What is the Cerrado?
Cerrado is the word used in Brazil to define the vegetation that covers the central part of the South-American continent, most of which is part of the territory of Brazil. This is the ecosystem equivalent to the African Savanna, but don’t be fooled by the analogy. The Cerrado looks in many places more like a short forest, than a savanna. As you can see in this picture below. That makes it a great area for trekking.
The biological diversity of this ecosystem is staggering. The Environmental Ministry of Brazil reports that 11,627 species of native plants have been catalogued for this ecosystem. A small trek in Chapada dos Veaderiors paints that picture impeccably.
This plant diversity supports a great variety of species of fauna such as: 837 species of birds, 199 mammals, and around 320 species of amphibian and reptiles. It is thought that as much as 13% of the tropical butterflies and 35% of bee species find their home in the this lush savanna.

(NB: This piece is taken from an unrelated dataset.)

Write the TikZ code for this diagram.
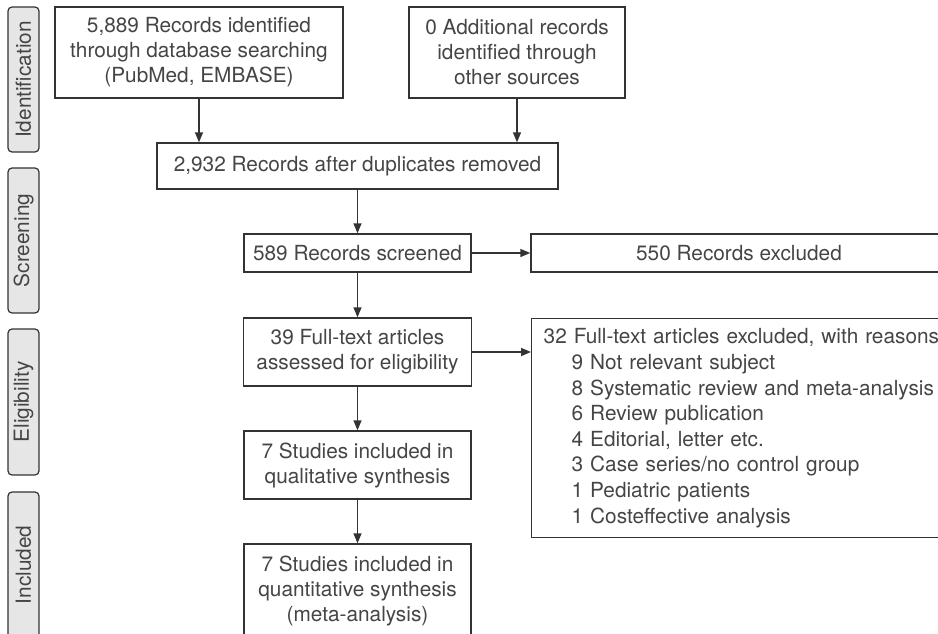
\documentclass[tikz,border=0pt]{standalone}
\usepackage{fontspec}
\setmainfont{TeX Gyre Heros}
\usetikzlibrary{arrows.meta}
\definecolor{ink}{HTML}{333333}
\definecolor{txt}{HTML}{454545}
\definecolor{stagefill}{HTML}{E6E6E6}
\begin{document}
\begin{tikzpicture}[x=1pt,y=1pt,
  box/.style={draw=ink, line width=1.4pt, inner sep=0pt, align=center,
    text=txt, font=\fontsize{20.8}{25}\selectfont},
  stage/.style={draw=ink, fill=stagefill, line width=1.2pt, rounded corners=4pt,
    inner sep=0pt, rotate=90,
    text=txt, font=\fontsize{20.8}{23}\selectfont},
  arr/.style={draw=ink, line width=1.4pt, -{Triangle[length=10pt,width=8pt]}}]
\useasboundingbox (0,0) rectangle (938,-634);
\clip (0,0) rectangle (938,-634);

% stage labels
\node[stage, minimum width=145pt, minimum height=31pt] (sid) at (23.5,-79.5) {Identification};
\node[stage, minimum width=145pt, minimum height=31pt] (ssc) at (23.5,-240.5) {Screening};
\node[stage, minimum width=146pt, minimum height=31pt] (sel) at (23.5,-402) {Eligibility};
\node[stage, minimum width=146pt, minimum height=31pt] (sin) at (23.5,-565) {Included};

% boxes
\node[box, minimum width=288pt, minimum height=91pt] (b1) at (199,-52.5)
  {5,889 Records identified\\through database searching\\(PubMed, EMBASE)};
\node[box, minimum width=216pt, minimum height=91pt] (b2) at (517,-52.5)
  {0 Additional records\\identified through\\other sources};
\node[box, minimum width=401pt, minimum height=46pt] (b3) at (357.5,-166)
  {2,932 Records after duplicates removed};
\node[box, minimum width=227pt, minimum height=38pt] (b4) at (357.5,-253)
  {589 Records screened};
\node[box, minimum width=440pt, minimum height=38pt] (b5) at (751,-253)
  {550 Records excluded\hspace*{24pt}};
\node[box, minimum width=228pt, minimum height=68pt] (b6) at (357.5,-352)
  {39 Full-text articles\\assessed for eligibility};
\node[box, anchor=north west, minimum height=219pt, text width=430pt,
  inner xsep=12pt, align=left, font=\fontsize{20.8}{25.6}\selectfont] (b7) at (531,-318)
  {32 Full-text articles excluded, with reasons\\
   \hspace*{28pt}9 Not relevant subject\\
   \hspace*{28pt}8 Systematic review and meta-analysis\\
   \hspace*{28pt}6 Review publication\\
   \hspace*{28pt}4 Editorial, letter etc.\\
   \hspace*{28pt}3 Case series/no control group\\
   \hspace*{28pt}1 Pediatric patients\\
   \hspace*{28pt}1 Costeffective analysis};
\node[box, minimum width=227pt, minimum height=68pt] (b8) at (357.5,-465)
  {7 Studies included in\\qualitative synthesis};
\node[box, minimum width=227pt, minimum height=94pt] (b9) at (357.5,-591)
  {7 Studies included in\\quantitative synthesis\\(meta-analysis)};

% connectors
\draw[arr] (b1.south) -- (b1.south |- b3.north);
\draw[arr] (b2.south) -- (b2.south |- b3.north);
\draw[arr] (b3.south) -- (b4.north);
\draw[arr] (b4.east) -- (b5.west);
\draw[arr] (b4.south) -- (b6.north);
\draw[arr] (b6.east) -- (b6.east -| b7.west);
\draw[arr] (b6.south) -- (b8.north);
\draw[arr] (b8.south) -- (b9.north);
\end{tikzpicture}
\end{document}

But the star of the animals are the fish, with over 1200 species reported to live in the numerous rivers and streams that cross the Cerrado lands. And as such, swimming in crystal clear rivers and snorkelling with fish are big tourism attractions in Cerrado zones.
The huge biodiversity and the property to protect water and soil are what make the Cerrado so important. Not only for nature conservation reasons but for economic reasons too. Many of its plants are used for medicine and others are used for its properties in the cosmetic industry. And let’s not forget that many of the fruits you eat in Brazil originate from Cerrado. But not only in Brazil; the pineapple and the Cashew Nut, that are commercialised all over the world, are native to this ecosystem.
Despite its economic importance, the Cerrado is under huge threat due to conversion to agricultural land. As the area is naturally flat, enjoys warm temperatures and great water availability, it is ideal for cereal production, sugar cane in the past and more recently soya beans to support the growing cattle industry and for exports. Soya plantations have taken the Cerrado by storm and many areas that used to be covered in gorgeous Cerrado vegetation are today reduced to a huge sea of soya that has destroyed and fragmented the habitat of all natural species. Such as this tapir bellow, crossing the field to get to the forested area.